Using the material below, work out how many lines contain the word "code". Reply with the number and nothing more.

━━ Supplied information

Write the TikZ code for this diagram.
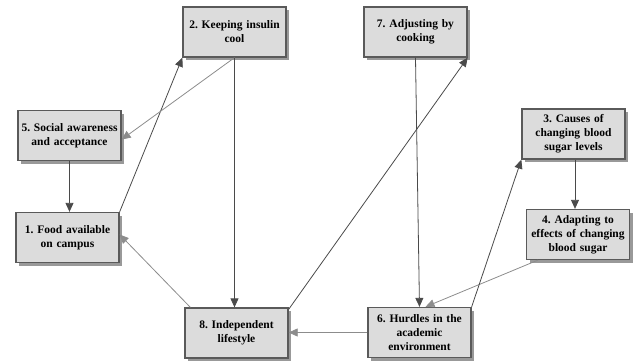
\documentclass[tikz,border=0pt]{standalone}
\usepackage{fontspec}
\setmainfont{Liberation Serif}
\usetikzlibrary{arrows.meta,shadows}
\definecolor{boxfill}{HTML}{DCDCDC}
\definecolor{boxline}{HTML}{5A5A5A}
\definecolor{darkarr}{HTML}{4A4A4A}
\definecolor{lightarr}{HTML}{8C8C8C}
\tikzset{
  factor/.style={draw=boxline,line width=1.3pt,fill=boxfill,
    minimum width=103pt,minimum height=50pt,text width=101pt,align=center,
    inner sep=1pt,font=\frenchspacing\bfseries\fontsize{11.5}{14}\selectfont,
    drop shadow={shadow xshift=3pt,shadow yshift=-3pt,fill=gray!80,opacity=1}},
  darklink/.style={draw=darkarr,line width=0.8pt,-{Triangle[length=9pt,width=8pt]}},
  lightlink/.style={draw=lightarr,line width=0.8pt,-{Triangle[length=9pt,width=8pt]}}
}
\newcommand{\factor}[4]{\node[factor] (#1) at ( #2 , #3 ) {#4};}
\begin{document}
\begin{tikzpicture}[x=1pt,y=-1pt]
        \useasboundingbox (0,0) rectangle (638,360);
        % top row
        \factor{n2}{234.5}{32}{2. Keeping insulin\\cool}
        \factor{n7}{415.5}{32}{7. Adjusting by\\cooking}
        % middle
        \factor{n5}{69.5}{135.5}{5. Social awareness\\and acceptance}
        \factor{n3}{573.5}{134}{3. Causes of\\changing blood\\sugar levels}
        \factor{n1}{67.5}{237.5}{1. Food available\\on campus}
        \factor{n4}{578}{234.5}{4. Adapting to\\effects of changing\\blood sugar}
        % bottom row
        \factor{n8}{236.5}{333}{8. Independent\\lifestyle}
        \factor{n6}{419.5}{332.5}{6. Hurdles in the\\academic\\environment}

        % links
        \draw[darklink] (n1.north east) -- (n2.south west);
        \draw[lightlink] (n2.south) -- ([yshift=-4pt]n5.east);
        \draw[darklink] (n2.south) -- (n2.south |- n8.north);
        \draw[darklink] (n5.south) -- (n5.south |- n1.north);
        \draw[lightlink] ([xshift=6pt]n8.north west) -- ([yshift=3pt]n1.east);
        \draw[darklink] ([yshift=-2pt]n8.north east) -- (n7.south east);
        \draw[darklink] (n7.south) -- (n6.north);
        \draw[darklink] ([xshift=1.5pt]n3.south) -- ([xshift=1.5pt]n3.south |- n4.north);
        \draw[lightlink] ([xshift=12pt]n4.south west) -- ([xshift=6pt]n6.north);
        \draw[darklink] (n6.north east) -- (n3.south west);
        \draw[lightlink] (n6.west) -- (n6.west -| n8.east);
    \end{tikzpicture}
\end{document}
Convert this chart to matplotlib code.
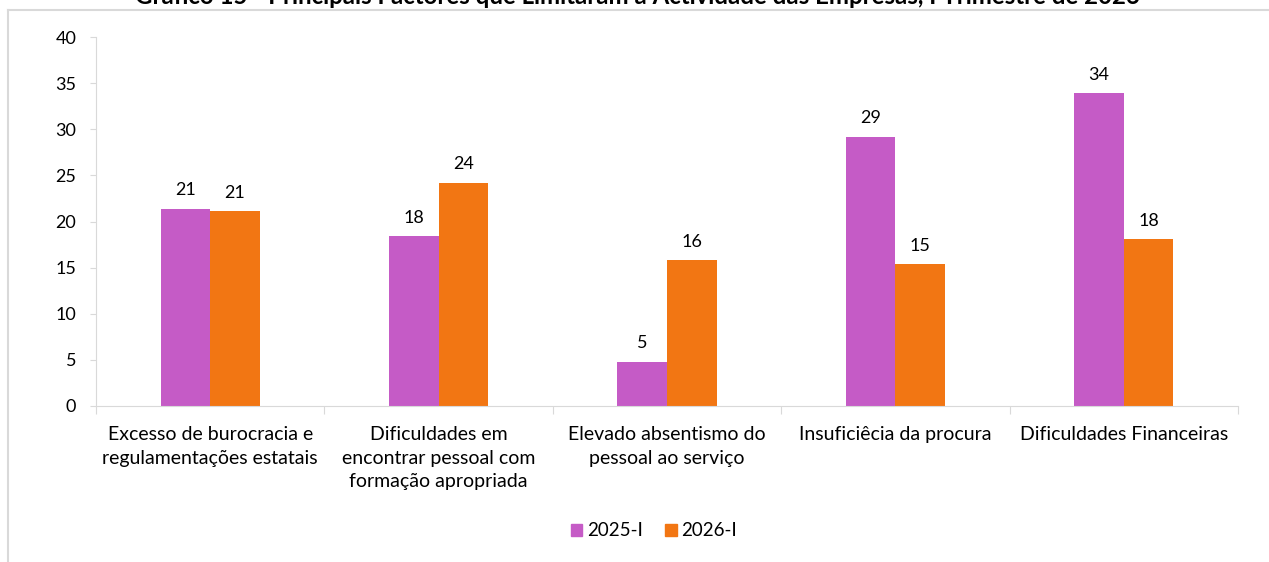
import matplotlib.pyplot as plt
from matplotlib.lines import Line2D
from matplotlib.patches import Patch
import numpy as np

plt.rcParams['font.family'] = ['Lato', 'DejaVu Sans']

# Data
categories = [
    "Excesso de burocracia e\nregulamentações estatais",
    "Dificuldades em\nencontrar pessoal com\nformação apropriada",
    "Elevado absentismo do\npessoal ao serviço",
    "Insuficiêcia da procura",
    "Dificuldades Financeiras",
]
series_names = ["2025-I", "2026-I"]
values_2025 = [21.4, 18.4, 4.8, 29.2, 33.9]
values_2026 = [21.1, 24.2, 15.8, 15.4, 18.1]
colors = ["#C55BC6", "#F27613"]

title = ("Gráfico 15 - Principais Factores que Limitaram a Actividade das "
         "Empresas, I Trimestre de 2026")

W, H = 1269, 562
fig = plt.figure(figsize=(W / 100, H / 100), dpi=100)
ax = fig.add_axes([96 / W, 1 - 406 / H, (1238 - 96) / W, (406 - 37) / H])

x = np.arange(len(categories))
width = 0.217
for vals, off, col, name in [(values_2025, -width / 2, colors[0], series_names[0]),
                             (values_2026, width / 2, colors[1], series_names[1])]:
    bars = ax.bar(x + off, vals, width, color=col, label=name, zorder=2)
    for b, v in zip(bars, vals):
        ax.annotate(f"{round(v)}", (b.get_x() + b.get_width() / 2, v),
                    xytext=(0, 7.5), textcoords="offset points",
                    ha="center", va="bottom", fontsize=13, color="#000000")

ax.set_xlim(-0.5, len(categories) - 0.5)
ax.set_ylim(0, 40)
ax.set_yticks(range(0, 41, 5))
ax.tick_params(axis="y", labelsize=13, length=4.3, color="#d9d9d9", pad=10)

# category boundaries as ticks on the x axis
ax.set_xticks(np.arange(-0.5, len(categories), 1.0))
ax.set_xticklabels([])
ax.tick_params(axis="x", length=6, color="#d9d9d9")
for i, c in enumerate(categories):
    ax.text(i, -2.2, c, ha="center", va="top", fontsize=14,
            linespacing=1.45, transform=ax.transData)

for s in ["top", "right"]:
    ax.spines[s].set_visible(False)
ax.spines["left"].set_color("#d9d9d9")
ax.spines["bottom"].set_color("#d9d9d9")

# legend
handles = [Patch(color=colors[0]), Patch(color=colors[1])]
fig.legend(handles, series_names, loc="center", bbox_to_anchor=(654 / W, 1 - 531 / H),
           ncol=2, frameon=False, fontsize=13.5, handlelength=0.6, handleheight=0.6,
           handletextpad=0.25, columnspacing=1.2)

# clipped title at the top
fig.text(637 / W, 1 - 4 / H, title, ha="center", va="baseline",
         fontsize=17.3, fontweight="bold")

# chart frame (left and top edges visible)
fig.add_artist(Line2D([8 / W, 8 / W], [0, 1 - 10 / H], color="#d9d9d9", lw=1.5))
fig.add_artist(Line2D([8 / W, 1], [1 - 10 / H, 1 - 10 / H], color="#d9d9d9", lw=1.5))

fig.savefig("out.png", dpi=100)
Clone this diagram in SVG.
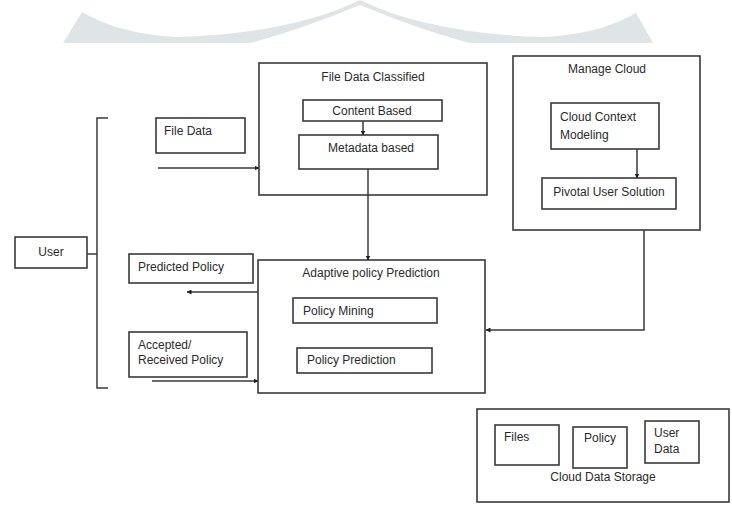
<svg xmlns="http://www.w3.org/2000/svg" width="732" height="509" viewBox="0 0 732 509">
<defs>
<style>
.box{fill:#fff;stroke:#3a3a3a;stroke-width:1.6}
.ln{fill:none;stroke:#3a3a3a;stroke-width:1.5}
text{font-family:"Liberation Sans",Arial,sans-serif;font-size:12px;fill:#2a2a2a}
.c{text-anchor:middle}
</style>
<marker id="ah" viewBox="0 0 10 10" refX="9" refY="5" markerWidth="5" markerHeight="5" orient="auto" markerUnits="userSpaceOnUse">
<path d="M0,0 L10,5 L0,10 z" fill="#222"/>
</marker>
</defs>
<rect width="732" height="509" fill="#fff"/>
<path id="watermark" d="M63,43 L82,12 Q120,34 175,37 Q290,34 360,0 Q430,34 545,37 Q600,34 636,13 L653,43 L470,43 Q420,30 360,5 Q300,30 250,43 Z" fill="#dfe4e7"/>
<g id="user"><rect class="box" x="15" y="237" width="72" height="31"/><text class="c" x="51" y="256">User</text></g>
<g id="file-data"><rect class="box" x="156" y="118" width="89" height="35"/><text x="164" y="135">File Data</text></g>
<g id="file-data-classified"><rect class="box" x="259" y="63" width="228" height="132"/><text class="c" x="373" y="81">File Data Classified</text></g>
<g id="content-based"><rect class="box" x="303" y="100" width="139" height="21"/><text class="c" x="372" y="115">Content Based</text></g>
<g id="metadata-based"><rect class="box" x="299" y="135" width="139" height="34"/><text class="c" x="371" y="152">Metadata based</text></g>
<g id="manage-cloud"><rect class="box" x="513" y="56" width="187" height="174"/><text class="c" x="607" y="73">Manage Cloud</text></g>
<g id="cloud-context-modeling"><rect class="box" x="551" y="103" width="108" height="46"/><text x="560" y="121">Cloud Context</text><text x="560" y="139">Modeling</text></g>
<g id="pivotal-user-solution"><rect class="box" x="542" y="178" width="134" height="31"/><text class="c" x="609" y="196">Pivotal User Solution</text></g>
<g id="predicted-policy"><rect class="box" x="129" y="254" width="124" height="29"/><text x="138" y="271">Predicted Policy</text></g>
<g id="accepted-policy"><rect class="box" x="129" y="332" width="118" height="45"/><text x="138" y="349">Accepted/</text><text x="138" y="364">Received Policy</text></g>
<g id="adaptive-policy-prediction"><rect class="box" x="258" y="260" width="227" height="133"/><text class="c" x="371" y="277">Adaptive policy Prediction</text></g>
<g id="policy-mining"><rect class="box" x="293" y="298" width="144" height="25"/><text x="303" y="315">Policy Mining</text></g>
<g id="policy-prediction"><rect class="box" x="297" y="348" width="135" height="25"/><text x="307" y="364">Policy Prediction</text></g>
<g id="cloud-data-storage"><rect class="box" x="477" y="409" width="252" height="93"/><text class="c" x="603" y="481">Cloud Data Storage</text></g>
<g id="files"><rect class="box" x="495" y="425" width="64" height="40"/><text x="504" y="441">Files</text></g>
<g id="policy"><rect class="box" x="573" y="427" width="54" height="41"/><text class="c" x="600" y="442">Policy</text></g>
<g id="user-data"><rect class="box" x="645" y="421" width="54" height="42"/><text x="654" y="437">User</text><text x="654" y="453">Data</text></g>
<g id="connectors">
<path class="ln" d="M108,118 H97 V388 H108 M87,254 H97"/>
<line class="ln" x1="158" y1="168" x2="259" y2="168" marker-end="url(#ah)"/>
<line class="ln" x1="363" y1="121" x2="363" y2="135" marker-end="url(#ah)"/>
<line class="ln" x1="368" y1="169" x2="368" y2="260" marker-end="url(#ah)"/>
<line class="ln" x1="637" y1="149" x2="637" y2="178" marker-end="url(#ah)"/>
<path class="ln" d="M644,230 V330 H486" marker-end="url(#ah)"/>
<line class="ln" x1="258" y1="292" x2="187" y2="292" marker-end="url(#ah)"/>
<line class="ln" x1="152" y1="381" x2="258" y2="381" marker-end="url(#ah)"/>
</g>
</svg>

━━━━

◆ **Solution to the problem**:
2